Location
- Springfield Road Kearsley, Greater Manchester, BL4 8HY England
- Coordinates: 53°32′20″N 2°23′15″W﻿ / ﻿53.53875°N 2.38756°W

Information
- Type: Academy
- Local authority: Bolton Council
- Trust: Northern Education Trust
- Department for Education URN: 136135 Tables
- Ofsted: Reports
- Gender: Coeducational
- Age: 11 to 16
- Enrolment: 637 as of February 2021^{[update]}
- Capacity: 950
- Website: http://ka.northerneducationtrust.org

= Kearsley Academy =

Kearsley Academy (formerly George Tomlinson School) is a coeducational secondary school with academy status sponsored by Northern Education Trust. It is located in Kearsley in the English county of Greater Manchester.

Previously a foundation school administered by Bolton Metropolitan Borough Council, George Tomlinson School converted to academy status in September 2010 and was renamed Kearsley Academy. However the school continues to coordinate with Bolton Metropolitan Borough Council for admissions. The school relocated to new buildings in 2014.

==Description==
Kearsley Academy offers GCSEs and BTECs as programmes of study for pupils. The school also specialises in mathematics and computing.
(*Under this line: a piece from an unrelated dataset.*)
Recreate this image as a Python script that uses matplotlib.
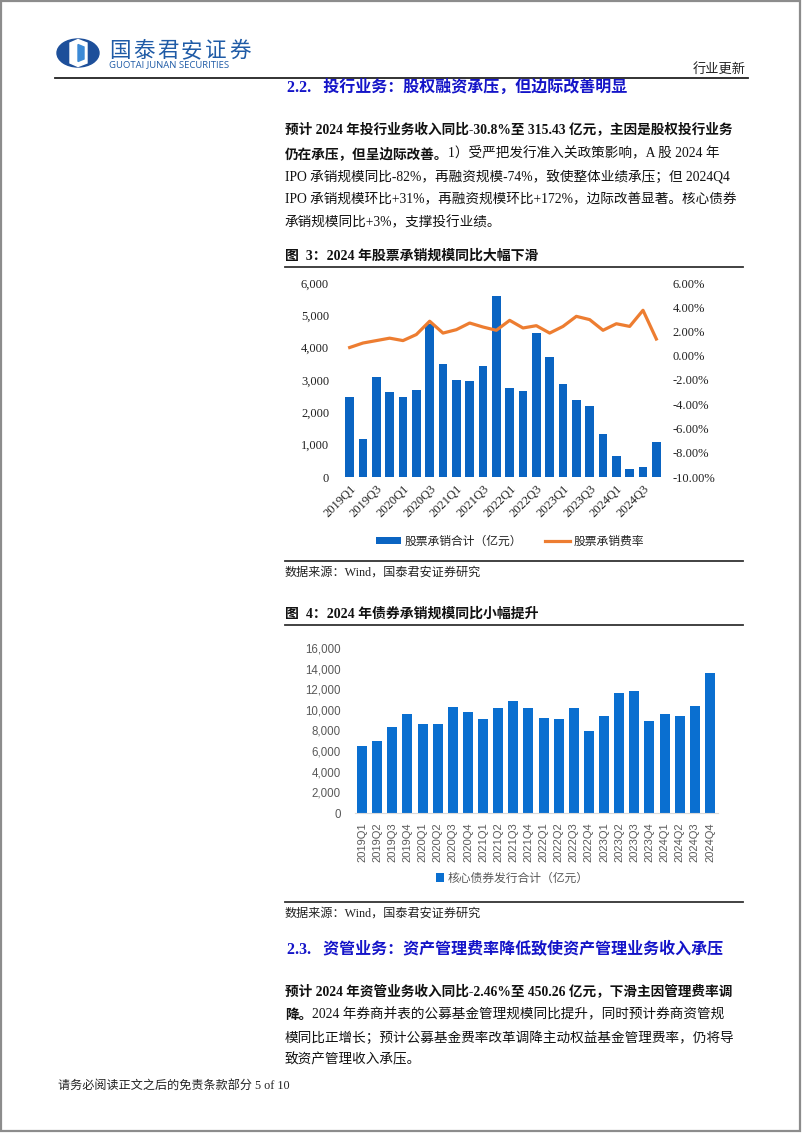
import matplotlib
matplotlib.use('Agg')
import matplotlib.pyplot as plt
from matplotlib.patches import Rectangle, Polygon, Ellipse
from matplotlib.ticker import FuncFormatter
import numpy as np

# ---------------- data ----------------
quarters = ['2019Q1', '2019Q2', '2019Q3', '2019Q4', '2020Q1', '2020Q2', '2020Q3', '2020Q4',
            '2021Q1', '2021Q2', '2021Q3', '2021Q4', '2022Q1', '2022Q2', '2022Q3', '2022Q4',
            '2023Q1', '2023Q2', '2023Q3', '2023Q4', '2024Q1', '2024Q2', '2024Q3', '2024Q4']

equity_uw = [2470, 1170, 3090, 2620, 2470, 2690, 4720, 3480, 2990, 2970, 3420, 5610,
             2760, 2660, 4460, 3720, 2870, 2390, 2210, 1330, 650, 250, 320, 1070]

equity_fee = [0.68, 1.05, 1.25, 1.45, 1.25, 1.75, 2.85, 1.87, 2.15, 2.70, 2.37, 2.10,
              2.92, 2.29, 2.48, 1.87, 2.42, 3.25, 2.98, 2.10, 2.64, 2.42, 3.75, 1.38]

bond_uw = [6520, 6980, 8360, 9610, 8660, 8590, 10260, 9800, 9150, 10160, 10850, 10230,
           9180, 9150, 10160, 8000, 9380, 11610, 11800, 8920, 9640, 9380, 10390, 13570]

label_eq_bar = '股票承销合计（亿元）'
label_eq_line = '股票承销费率'
label_bond = '核心债券发行合计（亿元）'

# ---------------- setup ----------------
W, H = 802, 1133
fig = plt.figure(figsize=(W / 100, H / 100), dpi=100)
fig.patch.set_facecolor('white')

SERIF = ['Liberation Serif', 'Noto Sans CJK SC', 'DejaVu Sans']
SANS = ['Liberation Sans', 'Noto Sans CJK SC', 'DejaVu Sans']
CJK = ['Noto Sans CJK SC', 'DejaVu Sans']


def fx(x):
    return x / W


def fy(y):
    return 1 - y / H


# background axes in pixel coordinates
bg = fig.add_axes([0, 0, 1, 1], zorder=-5)
bg.set_xlim(0, W)
bg.set_ylim(H, 0)
bg.axis('off')

# page border
bg.add_patch(Rectangle((1, 1), W - 3, H - 3, fill=False, edgecolor='#8c8c8c', lw=1.6))

# logo
bg.add_patch(Ellipse((78, 53), 42, 28, color='#1d4f9a'))
bg.add_patch(Polygon([(70, 43), (78, 39.5), (87, 43), (87, 63), (78, 66.5), (70, 63)],
                     closed=True, color='white'))
bg.add_patch(Polygon([(78, 44.5), (84, 47), (84, 59), (78, 61.5)], closed=True, color='#3c8ad6'))
for i, ch in enumerate('国泰君安证券'):
    bg.text(109 + i * 24, 51, ch, fontsize=15.5, family=CJK, color='#1f5ba6',
            fontweight='medium', ha='left', va='center')
bg.text(109, 65, 'GUOTAI JUNAN SECURITIES', fontsize=6.8, family=['Open Sans', 'DejaVu Sans'],
        color='#1f5ba6', ha='left', va='center')
bg.text(746, 69, '行业更新', fontsize=9.5, family=CJK, color='#222222', ha='right', va='center')
bg.plot([55, 748], [77.5, 77.5], color='#222222', lw=1.3)

BLUE_T = '#1414c8'
BODY = 9.8


def line_parts(x, y, parts, size=BODY):
    prev = None
    for s, w in parts:
        if prev is None:
            prev = bg.text(x, y, s, fontsize=size, fontweight=w, family=SERIF,
                           color='#111111', ha='left', va='center')
        else:
            prev = bg.annotate(s, xy=(1, 0.5), xycoords=prev, fontsize=size, fontweight=w,
                               family=SERIF, color='#111111', ha='left', va='center')


# section 2.2
bg.text(287, 88, '2.2.   投行业务：股权融资承压，但边际改善明显', fontsize=11.5, fontweight='bold',
        family=SERIF, color=BLUE_T, ha='left', va='center')
line_parts(285, 130, [('预计 2024 年投行业务收入同比-30.8%至 315.43 亿元，主因是股权投行业务', 'bold')])
line_parts(285, 154, [('仍在承压，但呈边际改善。', 'bold'),
                      ('1）受严把发行准入关政策影响，A 股 2024 年', 'normal')])
line_parts(285, 177, [('IPO 承销规模同比-82%，再融资规模-74%，致使整体业绩承压；但 2024Q4', 'normal')])
line_parts(285, 200, [('IPO 承销规模环比+31%，再融资规模环比+172%，边际改善显著。核心债券', 'normal')])
line_parts(285, 223, [('承销规模同比+3%，支撑投行业绩。', 'normal')])

# figure 3 title
bg.text(285, 256, '图  3：2024 年股票承销规模同比大幅下滑', fontsize=10, fontweight='bold',
        family=SERIF, color='#111111', ha='left', va='center')
bg.plot([285, 743], [267, 267], color='#333333', lw=1.3)

# ---------------- chart 1 ----------------
x = np.arange(len(quarters))
ax1 = fig.add_axes([fx(343), fy(477), (663 - 343) / W, (477 - 283) / H])
ax1.patch.set_alpha(0)
bars = ax1.bar(x, equity_uw, width=0.64, color='#0a64c2', label=label_eq_bar, zorder=2)
ax1.set_xlim(-0.5, len(quarters) - 0.5)
ax1.set_ylim(0, 6000)
ax1.set_yticks(np.arange(0, 6001, 1000))
ax1.yaxis.set_major_formatter(FuncFormatter(lambda v, p: f'{v:,.0f}'))
ax1.set_xticks(x[::2])
ax1.set_xticklabels(quarters[::2], rotation=45, ha='right', va='top', rotation_mode='anchor',
                    family=SERIF, fontsize=9, color='#222222')
for lab in ax1.get_yticklabels():
    lab.set_family(SERIF)
    lab.set_fontsize(9)
    lab.set_color('#222222')
ax1.tick_params(axis='y', length=0, pad=10)
ax1.tick_params(axis='x', length=0, pad=4)
for s in ax1.spines.values():
    s.set_visible(False)

ax1b = ax1.twinx()
ax1b.patch.set_alpha(0)
line, = ax1b.plot(x, equity_fee, color='#ed7d31', lw=2.3, label=label_eq_line, zorder=3)
ax1b.set_ylim(-10, 6)
ax1b.set_yticks(np.arange(-10, 6.01, 2))
ax1b.yaxis.set_major_formatter(FuncFormatter(lambda v, p: f'{v:.2f}%'))
for lab in ax1b.get_yticklabels():
    lab.set_family(SERIF)
    lab.set_fontsize(9)
    lab.set_color('#222222')
ax1b.tick_params(axis='y', length=0, pad=7)
for s in ax1b.spines.values():
    s.set_visible(False)

fig.legend(handles=[bars, line], labels=[label_eq_bar, label_eq_line], loc='center',
           bbox_to_anchor=(fx(510), fy(541)), ncol=2, frameon=False,
           prop={'family': CJK, 'size': 8.5}, handlelength=2.1, handleheight=0.5,
           handletextpad=0.3, columnspacing=2.0, labelcolor='#222222')

bg.plot([285, 743], [561, 561], color='#333333', lw=1.3)
bg.text(285, 573, '数据来源：Wind，国泰君安证券研究', fontsize=8.7, family=SERIF,
        color='#222222', ha='left', va='center')

# figure 4 title
bg.text(285, 614, '图  4：2024 年债券承销规模同比小幅提升', fontsize=10, fontweight='bold',
        family=SERIF, color='#111111', ha='left', va='center')
bg.plot([285, 743], [625, 625], color='#333333', lw=1.3)

# ---------------- chart 2 ----------------
ax2 = fig.add_axes([fx(354.5), fy(813), (717.5 - 354.5) / W, (813 - 648) / H])
ax2.patch.set_alpha(0)
bars2 = ax2.bar(x, bond_uw, width=0.66, color='#0a6fd0', label=label_bond, zorder=2)
ax2.set_xlim(-0.5, len(quarters) - 0.5)
ax2.set_ylim(0, 16000)
ax2.set_yticks(np.arange(0, 16001, 2000))
ax2.yaxis.set_major_formatter(FuncFormatter(lambda v, p: f'{v:,.0f}'))
ax2.set_xticks(x)
ax2.set_xticklabels(quarters, rotation=90, family=SANS, fontsize=8, color='#595959')
for lab in ax2.get_yticklabels():
    lab.set_family(SANS)
    lab.set_fontsize(8.3)
    lab.set_color('#595959')
ax2.tick_params(axis='y', length=0, pad=10)
ax2.tick_params(axis='x', length=0, pad=7)
for k, s in ax2.spines.items():
    s.set_visible(k == 'bottom')
ax2.spines['bottom'].set_color('#d9d9d9')

ax2.legend(handles=[bars2], labels=[label_bond], loc='center',
           bbox_to_anchor=(fx(512), fy(878)), bbox_transform=fig.transFigure,
           frameon=False, prop={'family': CJK, 'size': 8.5}, handlelength=0.7,
           handleheight=0.7, handletextpad=0.3, labelcolor='#595959')

bg.plot([285, 743], [902, 902], color='#333333', lw=1.3)
bg.text(285, 914, '数据来源：Wind，国泰君安证券研究', fontsize=8.7, family=SERIF,
        color='#222222', ha='left', va='center')

# section 2.3
bg.text(287, 950, '2.3.   资管业务：资产管理费率降低致使资产管理业务收入承压', fontsize=11.5,
        fontweight='bold', family=SERIF, color=BLUE_T, ha='left', va='center')
line_parts(285, 992, [('预计 2024 年资管业务收入同比-2.46%至 450.26 亿元，下滑主因管理费率调', 'bold')])
line_parts(285, 1015, [('降。', 'bold'),
                       ('2024 年券商并表的公募基金管理规模同比提升，同时预计券商资管规', 'normal')])
line_parts(285, 1038, [('模同比正增长；预计公募基金费率改革调降主动权益基金管理费率，仍将导', 'normal')])
line_parts(285, 1060, [('致资产管理收入承压。', 'normal')])

# footer
bg.text(58, 1086, '请务必阅读正文之后的免责条款部分 5 of 10', fontsize=8.7, family=SERIF,
        color='#222222', ha='left', va='center')

fig.savefig('out.png', dpi=100, facecolor='white')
In 2018, Kearsley Academy came under scrutiny for its lack of action against a teacher who bullied a child due to the colour of her hair, as well as sending two boys home from school because their school shoes were "deemed incorrect" and did not match the school's uniform policy.

There was a substantial increase in the 5 GCSE with Maths and English pass rate. It was judged one of the 20 most improved schools in the country.